Copy exactly the lines that run from the top of the listing to the line containing "from matplotlib.transforms import", both ends included, and omit the pictures.
--- Data block ---
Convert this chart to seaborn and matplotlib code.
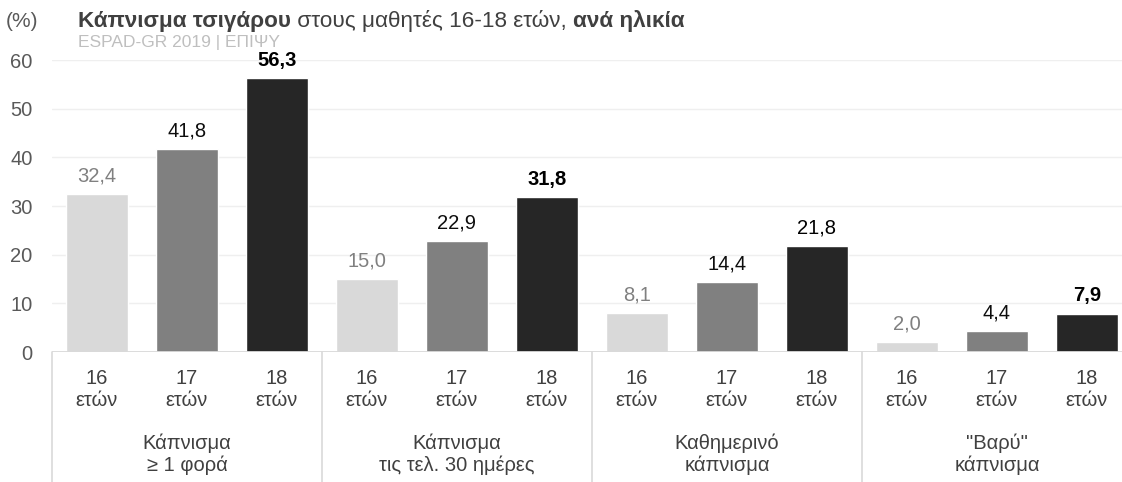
import pandas as pd
import matplotlib.pyplot as plt
import seaborn as sns
from matplotlib.transforms import blended_transform_factory, IdentityTransform

# Δεδομένα (%)
groups = ["Κάπνισμα\n≥ 1 φορά", "Κάπνισμα\nτις τελ. 30 ημέρες",
          "Καθημερινό\nκάπνισμα", "\"Βαρύ\"\nκάπνισμα"]
ages = ["16", "17", "18"]
age_16 = [32.4, 15.0, 8.1, 2.0]
age_17 = [41.8, 22.9, 14.4, 4.4]
age_18 = [56.3, 31.8, 21.8, 7.9]
# στο πρωτότυπο το 21,8 δεν είναι έντονο
bold_18 = [True, True, False, True]
yticks = [0, 10, 20, 30, 40, 50, 60]

sns.set_theme(style="white")
plt.rcParams['font.family'] = ['Liberation Sans', 'DejaVu Sans']

rows = []
for gi, g in enumerate(groups):
    for a, vals in zip(ages, [age_16, age_17, age_18]):
        rows.append({"slot": f"{gi}-{a}", "group": g, "age": a, "value": vals[gi]})
df = pd.DataFrame(rows)

palette = {"16": "#D9D9D9", "17": "#808080", "18": "#262626"}
label_color = {"16": "#808080", "17": "#0D0D0D", "18": "#000000"}

W, H = 1122, 482
fig = plt.figure(figsize=(W / 100, H / 100), dpi=100)
ax = fig.add_axes([52 / W, 130 / H, 1080 / W, 292 / H])

sns.barplot(data=df, x="slot", y="value", hue="age", hue_order=ages,
            palette=palette, dodge=False, width=0.68, saturation=1,
            legend=False, ax=ax, zorder=2)

# ετικέτες τιμών
for cont, a in zip(ax.containers, ages):
    labs = [f"{v:.1f}".replace(".", ",") for v in cont.datavalues]
    texts = ax.bar_label(cont, labels=labs, padding=6, fontsize=14.5,
                         clip_on=False, color=label_color[a])
    if a == "18":
        for t, b in zip(texts, bold_18):
            t.set_fontweight("bold" if b else "normal")

ax.set_ylim(0, 60)
ax.set_xlim(-0.5, 11.5)
ax.set_yticks(yticks)
ax.set_yticklabels([str(t) for t in yticks])
ax.tick_params(axis="y", length=0, pad=14, labelsize=14.5, labelcolor="#595959")
ax.set_xticks(range(len(df)))
ax.set_xticklabels([f"{a}\nετών" for g in groups for a in ages],
                   linespacing=1.15)
ax.tick_params(axis="x", length=0, pad=12.5, labelsize=14.5, labelcolor="#404040")
ax.set_xlabel("")
ax.set_ylabel("")
for s in ax.spines.values():
    s.set_visible(False)
ax.yaxis.grid(True, color="#EFEFEF", lw=1, zorder=0)
ax.set_axisbelow(True)
ax.axhline(0, color="#D9D9D9", lw=1.3, zorder=3)

# διαχωριστικά ομάδων και ετικέτες ομάδων
tr = blended_transform_factory(ax.transData, ax.transAxes)
for k in range(len(groups)):
    ax.plot([k * 3 - 0.5] * 2, [0, -0.5], transform=tr, clip_on=False,
            color="#D9D9D9", lw=1.2)
    ax.text(k * 3 + 1, -0.35, groups[k], transform=tr, ha="center",
            va="center", fontsize=14.5, color="#404040", linespacing=1.15)

# τίτλος με μικτή γραμματοσειρά
renderer = fig.canvas.get_renderer()
fig.text(6, 455, "(%)", transform=IdentityTransform(), fontsize=15,
         color="#595959", va="baseline")
x = 78
runs = [("Κάπνισμα τσιγάρου", "bold"), (" στους μαθητές 16-18 ετών, ", "normal"),
        ("ανά ηλικία", "bold")]
for txt, wgt in runs:
    t = fig.text(x, 455, txt, transform=IdentityTransform(), fontsize=16.2,
                 color="#404040", fontweight=wgt, va="baseline")
    x = t.get_window_extent(renderer).x1
fig.text(78, 439, "ESPAD-GR 2019 | ΕΠΙΨΥ", transform=IdentityTransform(),
         fontsize=12.5, color="#BFBFBF", va="center")

fig.savefig("out.png", dpi=100)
---
* [Solution to the problem]
Convert this chart to seaborn and matplotlib code.
import pandas as pd
import matplotlib.pyplot as plt
import seaborn as sns
from matplotlib.transforms import blended_transform_factory, IdentityTransform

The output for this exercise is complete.